The required HMA density to achieve satisfactory pavement performance is dependent upon the pavement function and HMA depth below the pavement surface. Generally, HDOT surface course specifications require a density between range between 91 and 96 percent TMD. These specifications are generally intended for high traffic, high load roadways. Surface courses intended for lower traffic/loads may not need such high compaction standards. However, HMA with more than about 8 percent air voids (92 percent TMD) tends to be permeable and may allow water infiltration into the lower pavement layers. Furthermore, lower compaction requirements for HMA used in base layers, such as ACB, may be appropriate because (1) it can be protected from water infiltration by a relatively impermeable surface course and (2) it is further from the pavement surface and thus carries a lesser load per unit area.
Ensure that field compaction specifications are consistent with laboratory mix design parameters. The air voids specified in the field after compaction should be less than or equal to the air voids used in mix design. In other words, a HMA mixture should be field compacted to no more than what it was designed for in the laboratory.
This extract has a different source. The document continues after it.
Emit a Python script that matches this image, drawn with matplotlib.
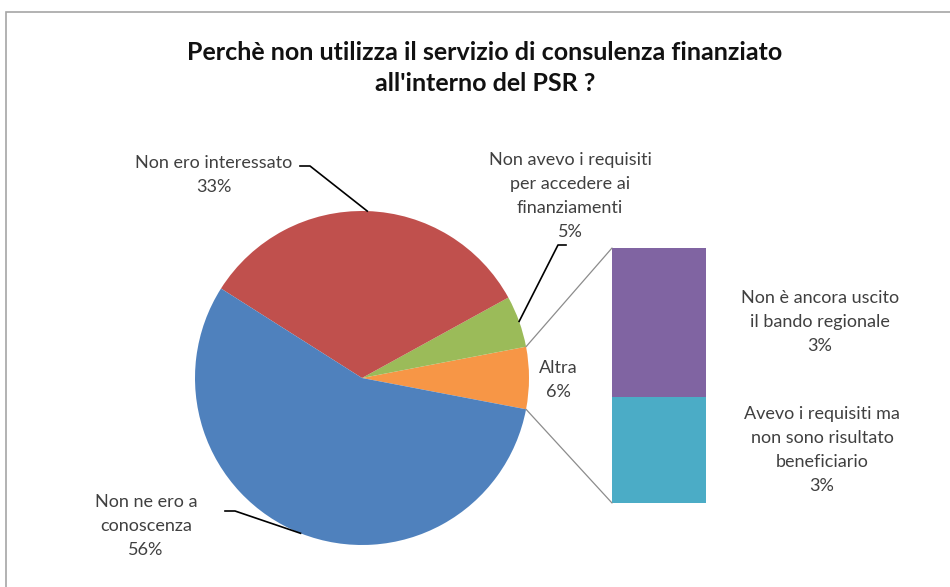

Shoulder paving may require different quality metrics from mainline paving. Often, the mainline is repaved to a substantial depth (or even fully reconstructed) while the shoulder is kept in place and only improved with a relatively thin overlay. In such cases the thinner shoulder section can be more difficult to compact (because it is a relatively thin lift) and may warrant different compaction specifications than the mainline.
Consult a HAPI contractor before designing a paved swale (see Figures 1 and 2). The geometry of most paved swales makes them quite difficult to pave and compact. It is prudent to consult an experienced paving contractor to determine what can reasonably be constructed. Roadway specifications for smoothness and density are intended for use on flat, wide pavement surfaces, which is substantially different from the relatively large cross slopes and narrow width of a typical paved swale.


Figures 1 and 2: Paved swale on the Big Island.